The challenge, he argues, is that even though DATAllegro touts a database-independent architecture, Microsoft will almost certainly have some difficulty "porting the shared-nothing bits from Ingres, Linux, and C/C++ to SQL Server, Windows, and C#. That's a lot of technology change to deal with, even if you don't have to change the database kernel."
Moving bits is just what Microsoft says it's doing -- although company officials reject the notion that the integration of DATAllegro's assets is shaping up to be an inordinately involved process.
"The main thing that we're doing here is we're moving DATAllegro bits on to Windows. Currently they have it running on Linux. The second piece of it is that they have Ingres as the database that's part of the solution, and that's being replaced by SQL Server," says Herain Oberoi, group product manager for SQL Server with Microsoft. "They [DATAllegro] specifically built an architecture where they didn't have any proprietary code inside of Ingres itself, [which] makes it relatively easy to swap Ingres out and put SQL Server in."
For this reason, Oberoi doesn't see any reason why the Project Madison timetable should slip. "Right now, both Kilimanjaro [a BI-centric version of SQL Server 2008] and Madison are scheduled to ship in the first half of 2010. There's no reason to think we won't hit that," he insists.
Microsoft also has a next-generation SQL Server release planned for a 2011 delivery.
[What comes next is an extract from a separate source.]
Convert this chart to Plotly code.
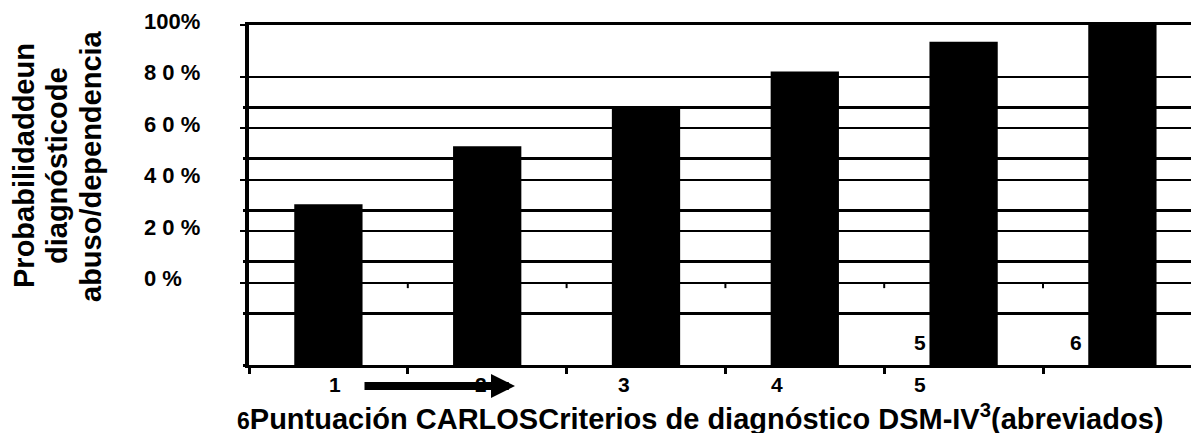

That's a lot on the SQL Server team's plate. "The plan is to ship it [Project Madison] as a separate thing [from Kilimanjaro]. We don't know what the packaging of that separate thing is going to look like, but as of now it's not going to be a part of Kilimanjaro," Oberoi concludes.
"The next major release [of SQL Server] will be in 24 to 36 months. That will be 2010 to 2011. Before we do that, though, because we have these new capabilities that we have to get out the door, we'll be able to ship these in the contexts of Kilimanjaro and Project Madison."
Stephen Swoyer is a Nashville, TN-based freelance journalist who writes about technology.